Data extract.
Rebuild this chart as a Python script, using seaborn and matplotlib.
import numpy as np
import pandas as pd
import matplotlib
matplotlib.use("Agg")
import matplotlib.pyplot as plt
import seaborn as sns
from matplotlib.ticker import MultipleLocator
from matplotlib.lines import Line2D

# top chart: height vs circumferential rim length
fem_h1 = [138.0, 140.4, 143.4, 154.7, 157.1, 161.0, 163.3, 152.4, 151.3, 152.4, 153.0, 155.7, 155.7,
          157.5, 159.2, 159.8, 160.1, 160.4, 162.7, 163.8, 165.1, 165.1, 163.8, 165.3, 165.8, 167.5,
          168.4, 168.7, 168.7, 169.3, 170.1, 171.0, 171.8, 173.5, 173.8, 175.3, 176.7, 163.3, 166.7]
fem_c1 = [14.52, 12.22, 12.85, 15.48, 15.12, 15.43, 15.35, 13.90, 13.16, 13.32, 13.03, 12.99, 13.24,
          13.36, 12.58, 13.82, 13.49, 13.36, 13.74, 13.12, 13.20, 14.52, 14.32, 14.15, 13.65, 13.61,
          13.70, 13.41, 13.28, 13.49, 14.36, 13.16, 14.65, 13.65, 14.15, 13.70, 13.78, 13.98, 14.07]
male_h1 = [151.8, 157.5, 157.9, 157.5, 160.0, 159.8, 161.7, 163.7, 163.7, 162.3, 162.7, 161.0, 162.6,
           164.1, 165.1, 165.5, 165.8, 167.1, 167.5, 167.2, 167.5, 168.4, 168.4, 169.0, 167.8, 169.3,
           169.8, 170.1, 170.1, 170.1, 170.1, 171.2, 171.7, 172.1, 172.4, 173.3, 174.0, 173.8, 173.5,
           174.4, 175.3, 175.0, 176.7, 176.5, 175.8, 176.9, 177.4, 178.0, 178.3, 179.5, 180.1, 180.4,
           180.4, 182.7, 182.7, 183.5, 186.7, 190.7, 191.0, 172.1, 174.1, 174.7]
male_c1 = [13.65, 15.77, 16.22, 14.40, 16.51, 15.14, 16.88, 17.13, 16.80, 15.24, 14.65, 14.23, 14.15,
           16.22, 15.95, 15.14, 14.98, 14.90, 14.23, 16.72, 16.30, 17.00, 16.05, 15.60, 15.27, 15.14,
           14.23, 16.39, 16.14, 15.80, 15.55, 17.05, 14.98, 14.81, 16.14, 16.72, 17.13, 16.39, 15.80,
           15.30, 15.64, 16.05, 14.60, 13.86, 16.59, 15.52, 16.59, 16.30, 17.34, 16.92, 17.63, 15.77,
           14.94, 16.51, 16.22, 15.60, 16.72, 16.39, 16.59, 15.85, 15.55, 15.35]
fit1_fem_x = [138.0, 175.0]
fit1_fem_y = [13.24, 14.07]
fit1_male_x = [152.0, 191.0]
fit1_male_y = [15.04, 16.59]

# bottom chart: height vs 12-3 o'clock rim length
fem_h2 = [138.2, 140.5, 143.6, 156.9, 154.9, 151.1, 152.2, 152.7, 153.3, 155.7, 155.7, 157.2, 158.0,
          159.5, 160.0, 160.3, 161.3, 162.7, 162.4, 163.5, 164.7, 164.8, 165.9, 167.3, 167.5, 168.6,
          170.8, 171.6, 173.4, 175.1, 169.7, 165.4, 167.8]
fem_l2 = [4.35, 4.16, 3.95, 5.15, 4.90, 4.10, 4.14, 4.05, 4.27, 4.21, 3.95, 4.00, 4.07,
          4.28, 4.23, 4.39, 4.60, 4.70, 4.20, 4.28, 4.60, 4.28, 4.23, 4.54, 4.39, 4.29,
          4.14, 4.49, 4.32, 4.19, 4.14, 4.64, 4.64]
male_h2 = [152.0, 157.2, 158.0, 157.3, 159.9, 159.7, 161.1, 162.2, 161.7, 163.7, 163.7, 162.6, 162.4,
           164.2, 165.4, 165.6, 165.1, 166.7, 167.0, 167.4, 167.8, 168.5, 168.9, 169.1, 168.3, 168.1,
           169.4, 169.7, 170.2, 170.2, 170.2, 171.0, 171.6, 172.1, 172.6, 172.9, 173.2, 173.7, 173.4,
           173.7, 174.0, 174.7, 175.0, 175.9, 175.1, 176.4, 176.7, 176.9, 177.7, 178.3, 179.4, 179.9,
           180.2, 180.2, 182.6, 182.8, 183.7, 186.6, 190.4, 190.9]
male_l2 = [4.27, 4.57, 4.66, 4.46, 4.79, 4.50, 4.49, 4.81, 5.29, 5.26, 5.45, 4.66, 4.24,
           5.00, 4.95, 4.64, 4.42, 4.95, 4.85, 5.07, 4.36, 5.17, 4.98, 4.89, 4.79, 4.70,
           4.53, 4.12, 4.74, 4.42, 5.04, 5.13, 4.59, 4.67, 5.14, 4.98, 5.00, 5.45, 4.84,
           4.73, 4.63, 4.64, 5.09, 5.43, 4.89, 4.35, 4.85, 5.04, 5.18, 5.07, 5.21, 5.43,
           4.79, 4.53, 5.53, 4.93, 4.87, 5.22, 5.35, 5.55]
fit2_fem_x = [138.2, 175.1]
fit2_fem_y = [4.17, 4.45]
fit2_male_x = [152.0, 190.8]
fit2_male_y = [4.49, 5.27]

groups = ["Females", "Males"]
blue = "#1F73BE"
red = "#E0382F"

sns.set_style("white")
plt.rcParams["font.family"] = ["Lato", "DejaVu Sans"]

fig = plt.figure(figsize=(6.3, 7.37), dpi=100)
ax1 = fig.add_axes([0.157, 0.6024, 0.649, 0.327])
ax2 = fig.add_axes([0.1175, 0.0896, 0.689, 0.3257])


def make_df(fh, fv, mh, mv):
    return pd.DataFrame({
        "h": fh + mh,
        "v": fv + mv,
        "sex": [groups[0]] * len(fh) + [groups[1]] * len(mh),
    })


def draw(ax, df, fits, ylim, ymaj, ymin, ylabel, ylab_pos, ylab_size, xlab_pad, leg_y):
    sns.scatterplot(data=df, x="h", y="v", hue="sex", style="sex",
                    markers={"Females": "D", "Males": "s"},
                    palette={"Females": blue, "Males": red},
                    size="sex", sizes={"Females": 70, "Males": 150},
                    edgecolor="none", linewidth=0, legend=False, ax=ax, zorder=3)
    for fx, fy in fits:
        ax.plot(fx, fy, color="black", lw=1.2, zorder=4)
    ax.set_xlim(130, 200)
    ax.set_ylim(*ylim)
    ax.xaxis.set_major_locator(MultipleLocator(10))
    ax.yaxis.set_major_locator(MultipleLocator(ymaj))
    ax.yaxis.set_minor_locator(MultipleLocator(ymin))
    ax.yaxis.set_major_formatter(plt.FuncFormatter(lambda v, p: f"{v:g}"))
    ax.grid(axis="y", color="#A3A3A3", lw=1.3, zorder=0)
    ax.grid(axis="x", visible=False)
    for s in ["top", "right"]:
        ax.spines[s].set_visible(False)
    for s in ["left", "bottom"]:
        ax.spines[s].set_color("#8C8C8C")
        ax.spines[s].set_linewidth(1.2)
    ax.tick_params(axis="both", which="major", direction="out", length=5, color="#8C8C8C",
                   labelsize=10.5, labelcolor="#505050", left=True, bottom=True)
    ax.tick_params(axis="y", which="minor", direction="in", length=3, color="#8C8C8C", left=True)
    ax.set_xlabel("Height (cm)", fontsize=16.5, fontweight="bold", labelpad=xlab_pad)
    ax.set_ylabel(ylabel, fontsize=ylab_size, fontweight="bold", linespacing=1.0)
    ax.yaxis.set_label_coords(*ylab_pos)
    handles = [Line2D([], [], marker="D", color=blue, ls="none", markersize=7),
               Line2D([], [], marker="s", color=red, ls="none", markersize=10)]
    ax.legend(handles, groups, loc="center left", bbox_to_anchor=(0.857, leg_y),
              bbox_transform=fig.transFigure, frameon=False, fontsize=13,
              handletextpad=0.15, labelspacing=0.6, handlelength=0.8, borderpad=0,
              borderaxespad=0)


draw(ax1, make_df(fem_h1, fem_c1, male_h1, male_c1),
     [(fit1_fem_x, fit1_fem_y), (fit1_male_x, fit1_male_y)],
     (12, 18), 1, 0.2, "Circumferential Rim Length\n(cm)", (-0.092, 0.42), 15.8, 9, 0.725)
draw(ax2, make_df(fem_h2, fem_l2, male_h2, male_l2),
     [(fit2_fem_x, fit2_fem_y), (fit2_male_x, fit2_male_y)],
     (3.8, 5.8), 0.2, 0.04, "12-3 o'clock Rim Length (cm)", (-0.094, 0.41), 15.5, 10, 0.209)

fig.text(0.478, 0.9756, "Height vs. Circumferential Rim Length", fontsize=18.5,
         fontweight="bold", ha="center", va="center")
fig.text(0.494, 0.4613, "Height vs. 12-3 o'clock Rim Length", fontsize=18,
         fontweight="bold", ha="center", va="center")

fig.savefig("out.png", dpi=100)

--

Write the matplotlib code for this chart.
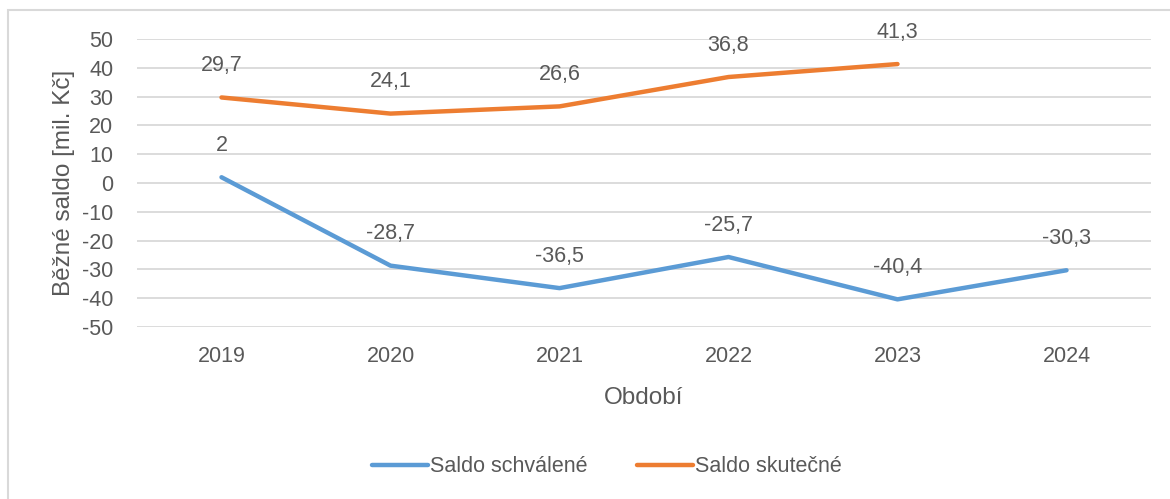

Objective.
Compute how many lines include the string "chart", then give that number by itself.

Task answer.
4